“Amalia / Their Breasts, My Breasts” Krieger / Leigh – vernissage

Two exhibitions at Spółdzielnia Ogniwo, space of a former mikveh, engage with questions of women’s agency in history. Whose and what stories do we choose to remember? How have suppressed narratives found new voice today?

AMALIA

A woman of many photographs and one great gesture. When Amalia Krieger and her brother Natan inherited Ignacy Krieger’s photography studio, they decided to keep signing photographs with their famous father’s name. He is still famous today thanks to Amalia’s decision—after she had become the only official owner of the atelier—to donate the family’s collection of photographic plates to Kraków.

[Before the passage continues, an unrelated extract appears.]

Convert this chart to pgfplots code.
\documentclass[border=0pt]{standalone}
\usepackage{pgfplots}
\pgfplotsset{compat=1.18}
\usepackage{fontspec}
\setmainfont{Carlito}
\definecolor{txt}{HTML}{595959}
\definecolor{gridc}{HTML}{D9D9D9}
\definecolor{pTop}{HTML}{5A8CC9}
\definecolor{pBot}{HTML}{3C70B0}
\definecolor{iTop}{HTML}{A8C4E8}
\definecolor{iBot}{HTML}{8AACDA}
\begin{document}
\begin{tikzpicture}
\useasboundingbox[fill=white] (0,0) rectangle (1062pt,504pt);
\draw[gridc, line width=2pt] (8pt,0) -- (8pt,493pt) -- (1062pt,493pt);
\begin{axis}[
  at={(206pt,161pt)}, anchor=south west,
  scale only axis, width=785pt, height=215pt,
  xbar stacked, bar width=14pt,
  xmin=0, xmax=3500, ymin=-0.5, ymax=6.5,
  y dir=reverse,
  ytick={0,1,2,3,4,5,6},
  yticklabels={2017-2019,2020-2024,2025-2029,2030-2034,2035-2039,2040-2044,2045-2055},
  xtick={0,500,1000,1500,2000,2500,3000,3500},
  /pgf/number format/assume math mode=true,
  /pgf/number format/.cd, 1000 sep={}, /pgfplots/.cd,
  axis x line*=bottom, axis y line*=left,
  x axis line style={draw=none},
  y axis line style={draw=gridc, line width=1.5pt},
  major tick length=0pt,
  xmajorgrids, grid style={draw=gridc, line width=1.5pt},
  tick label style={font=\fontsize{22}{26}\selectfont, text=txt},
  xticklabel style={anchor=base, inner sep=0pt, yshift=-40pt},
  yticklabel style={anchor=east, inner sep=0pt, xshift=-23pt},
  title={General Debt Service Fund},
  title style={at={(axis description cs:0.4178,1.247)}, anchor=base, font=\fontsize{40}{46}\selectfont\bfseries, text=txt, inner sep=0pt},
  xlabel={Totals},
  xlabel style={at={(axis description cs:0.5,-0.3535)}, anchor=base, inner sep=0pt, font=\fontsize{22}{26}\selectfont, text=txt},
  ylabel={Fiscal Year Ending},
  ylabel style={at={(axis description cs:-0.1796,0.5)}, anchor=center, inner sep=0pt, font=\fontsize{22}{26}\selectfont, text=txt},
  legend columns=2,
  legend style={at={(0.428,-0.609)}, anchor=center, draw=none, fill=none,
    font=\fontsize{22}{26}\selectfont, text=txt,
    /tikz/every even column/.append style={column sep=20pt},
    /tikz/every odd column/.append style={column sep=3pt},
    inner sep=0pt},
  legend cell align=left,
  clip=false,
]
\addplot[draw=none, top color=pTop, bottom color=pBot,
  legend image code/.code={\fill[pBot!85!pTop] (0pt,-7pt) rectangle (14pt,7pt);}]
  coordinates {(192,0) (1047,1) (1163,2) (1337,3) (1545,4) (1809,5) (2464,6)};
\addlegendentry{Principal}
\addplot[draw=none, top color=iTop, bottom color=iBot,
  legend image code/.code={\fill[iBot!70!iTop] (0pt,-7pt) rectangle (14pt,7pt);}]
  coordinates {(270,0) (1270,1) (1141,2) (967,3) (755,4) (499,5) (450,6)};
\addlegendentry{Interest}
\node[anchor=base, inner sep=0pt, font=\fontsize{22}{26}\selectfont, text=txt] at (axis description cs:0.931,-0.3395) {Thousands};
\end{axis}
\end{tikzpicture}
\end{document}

She preserved the memory of the city, its monuments and its people. But who was this incredible Jewish woman, one of the first Polish photographers? Did she consider herself a pioneer, an artist? We know about what she did, we know about the way she worked. As for her thoughts and ideas—we will try to access them through her photography.
Curated by: Aśka Warchał-Beneschi.

THEIR BREASTS, MY BREASTS

An installation of sculptural works by Stephania Freda Leigh, Oh, Their Breasts, Oh, My Breasts explores the sexual trauma inflicted upon women during the Holocaust. Leigh’s work—usually brightly colored, participatory, and bouncing—here takes form in a silent, lamenting, and weeping disposition. The exhibition problematizes the lack of recorded and shared knowledge of testimonies of sexual violence from the Holocaust and wartime in general, and continues Leigh’s investigation into what it means to be a Jewish Australian Polish Female Artist, and how her Jewish female body mourns the experiences of her ancestors.